In mid-February however, a possible turning point in US-Saudi relations was reached by events in Bahrain when large numbers of its Shia Muslim majority started protests against its Sunni Muslim rulers adding a religious twist to an already brittle situation.

Following a month of unrest in Bahrain in which protests were at times brutally put down by the country's Sunni security forces, a detachment of about a thousand Saudi troops, as well as troops from the United Arab Emirates, entered the island state on 15 March 2011, to help quell further disturbances. The Saudi military entered Bahrain at the request of King Hamad Bin Isa al-Khalifa.

In 1820, the Al Khalifa family came to power in Bahrain and made a treaty with Great Britain by which the British recognised the Al Khalifa as rulers of Bahrain. At almost the same time however and due to political pressures from the Ottoman Empire, Bahrain agreed to become a Dependency of the Shah of Iran. The close ties and favourable sentiments that the population already had with Persia were strengthened, formally ending only in 1890, many Persian merchant families settled in Bahrain adding to the Shia population.

Britain retained formal ties with Bahrain until 1971 and had much influence with its governance through a number of able, if not always popular, advisers. The British "encouraged", the unkind would say "forced through", reforms in education of boys and girls, health and the economy which, before oil, centred on pearling and trade.

This was often not to the liking of conservative Muslims, Shia and Sunni, and unrest was never far from the surface. To counter this and to boost the Sunni proportion of the population, a policy and programme of "deiranianisation" was promoted. In order to increase the Sunni population, the British encouraged the immigration of workers from Sunni Muslim countries, a great number coming from present day India and Pakistan.

In Bahrain, the security forces who are quelling the disturbances and demands which call for the overthrow of the Government/Al-Khalifa Monarchy, are all Sunni. The best jobs and housing - Sunni too. The majority Shia population feel that they are being and have been treated as second-class citizens for a very long time, even though there is a Bahraini Parliament with Upper and Lower Houses. The Cabinet, it must be said, is mainly composed of members of the Royal Family. Yet by the standards of the region, Bahrain is a liberal country.

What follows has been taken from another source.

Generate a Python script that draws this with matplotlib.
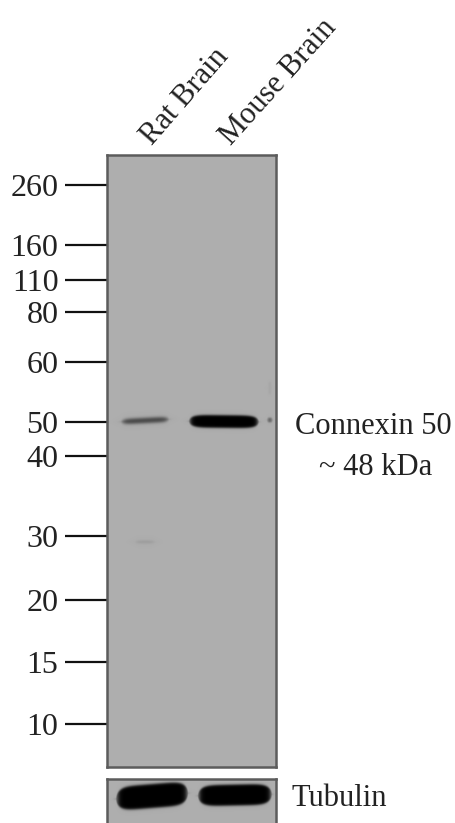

Obviously, King Hamad .has felt particularly threatened to have had to request the services, even protection, of Saudi Arabia. Looking at the fate of President Hosni Mubarak of Egypt, widely seen as America's man in the region, Saudi Arabia may well have thought it necessary to support a fellow Sunni, and monarch. The enemy, Iran, is just too close, American Fifth Fleet or no. Let the Red Sea and Gulf of Aqaba be the boundary for toppled states!